For more than two weeks, scarcely a day has gone by without e-mails pouring in to me, asking about columns that someone has written and brazenly spread around the Internet with my name on them.

Most of these e-mails have come from regular readers who are savvy enough to recognize columns that have a different style and substance from my own columns.

We usually think of "identity theft" as involving using someone else's name for economic fraud. But identity theft can be used for political fraud as well-- as in this case.

Creators Syndicate, the authorized distributor of my column, is investigating this situation, and it has been like trying to unravel a mystery in a detective story.

First of all, they discovered that there was a blogger on the Internet making unauthorized distributions of not only my column, but also of columns from the New York Times, Chicago Tribune, Universal Press Syndicate and the Washington Post. But there was no way to contact that blogger directly.

Since the blogger who posted the recent phony column uses the facilities of Google, an e-mail was sent to Google, which brought a response from people identified only as "The Blogger Team," who declared: "We strongly believe in freedom of expression, even if a blog contains unappealing or distasteful content or presents unpopular viewpoints."

We are all against censorship but the right of free speech does not cover libel, threats or identity theft.

Creators Syndicate's attorney-- Charles Adamek of Locke Lord Bissell & Liddell LLP in Los Angeles-- pointed out in a formal reply that Google has itself created rules for people who set up blogs, and that not enforcing those rules means accepting "this blogger's activity in misappropriating Dr. Sowell's identity and passing off writings as if they were Dr. Sowell's when they are not."

That message brought another e-mail reply from the same anonymous Blogger Team, essentially repeating what had been said before: "We strongly believe in freedom of expression, even if a blog contains unappealing or distasteful content or presents unpopular viewpoints."

Finally, this situation came to the attention of Editor & Publisher magazine, the leading trade publication of the newspaper industry.

On August 15th Dave Astor of Editor & Publisher posted an account of what had happened under the title, "Blogger's 'Impersonation' of Columnist Leads to Creators-Google Tussle."

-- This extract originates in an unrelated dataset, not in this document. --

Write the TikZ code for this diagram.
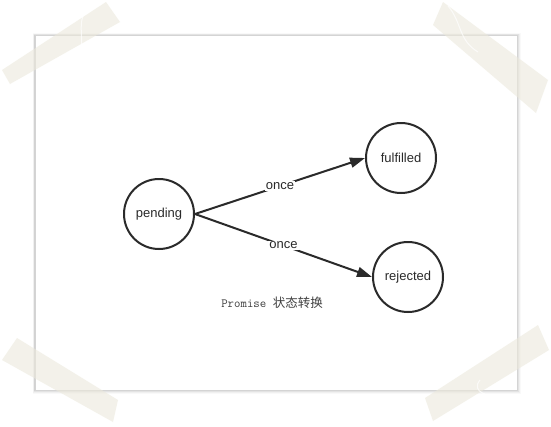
\documentclass[tikz,border=0pt]{standalone}
\usepackage{fontspec}
\setmainfont{Liberation Sans}
\newfontfamily\cjk{Noto Sans CJK SC}
\usetikzlibrary{arrows.meta}
\definecolor{ink}{HTML}{2A2A2A}
\definecolor{tape}{HTML}{ECE9DC}
\definecolor{papline}{HTML}{D4D4D4}
\tikzset{
  state/.style={circle,draw=ink,line width=2pt,minimum size=70pt,inner sep=0pt,
    font=\fontsize{13}{15}\selectfont,text=ink},
  trans/.style={draw=ink,line width=2pt,-{Triangle[length=15pt,width=10pt]}},
  lbl/.style={fill=white,inner sep=1pt,font=\fontsize{13}{15}\selectfont,text=ink},
  tapestyle/.style={fill=tape,fill opacity=0.6,draw=none},
  crinkle/.style={draw=white,opacity=0.7,line width=1pt},
}
\begin{document}
\begin{tikzpicture}[x=1pt,y=-1pt]
\useasboundingbox (0,0) rectangle (551,426);
\fill[white] (0,0) rectangle (551,426);
% paper shadow
\foreach \d/\o in {4/0.025,3/0.035,2/0.05,1/0.07}{
  \fill[black,opacity=\o] (35-\d*0.6,35-\d*0.5) rectangle (517+\d*0.9,390+\d*1.1);
}
\fill[white,draw=papline,line width=0.7pt] (35,35) rectangle (517,390);
% nodes
\node[state] (pe) at (159,214) {pending};
\node[state] (ful) at (401,158) {fulfilled};
\node[state] (rej) at (408,277) {rejected};
% transitions
\draw[trans] (pe.east) -- node[lbl,pos=0.5] (l1) {once} (ful.west);
\draw[trans] (pe.east) -- node[lbl,pos=0.5] (l2) {once} (rej.west);
% caption
\node[text=ink!90,inner sep=0pt] (cap) at (272,303) {{\ttfamily\fontsize{12.5}{14}\selectfont Promise }{\cjk\fontsize{12.5}{14}\selectfont 状态转换}};
% tapes
\fill[tapestyle] (2,70) -- (10,84) -- (120,22) -- (106,2) -- cycle;
\fill[tapestyle] (443,2) -- (433,25) -- (536,113) -- (548,80) -- cycle;
\fill[tapestyle] (17,338) -- (2,360) -- (113,422) -- (118,400) -- cycle;
\fill[tapestyle] (538,325) -- (549,350) -- (433,421) -- (425,398) -- cycle;
% tape crinkles
\draw[crinkle] (92,6) .. controls (72,18) and (88,40) .. (78,62);
\draw[crinkle] (448,6) .. controls (462,22) and (458,40) .. (478,52);
\draw[crinkle] (480,380) .. controls (470,392) and (490,398) .. (500,395);
\end{tikzpicture}
\end{document}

This account also said, "Aug. 13 and Aug. 14 e-mails from 'The Blogger Team' at Google indicated that the company may finally be looking into the problem. But the piece attributed to Sowell remains on the blog as of this afternoon-- Aug. 15th."

This was more than two weeks after the phony column was posted and more than ten days after Google was notified by the attorney for Creators Syndicate.

Finally, on August 18th, Dave Astor of Editor & Publisher posted another account with the headline, "Blog No Longer Posting Wrongly Attributed Sowell Piece."

What is surprising to me is that the bogus column sent out with my name on it has been spread around the Internet in a chain letter, which means that people are passing on something to others when they have no way of knowing whether it is for real or a hoax, much less whether they might get drawn into a lawsuit.

The implications of this episode reach well beyond the newspaper industry. Everyone should be concerned about Internet anarchy in which anybody can pretend to be anybody else, unless something is done to stop it.

If hoaxes like this go unchecked, who can believe anything they see on the Internet? What good would the Internet be then?

If the people who control Internet web sites do not do anything, is that not an open invitation for government to step in? And does anybody want politicians to control what can go on the Internet?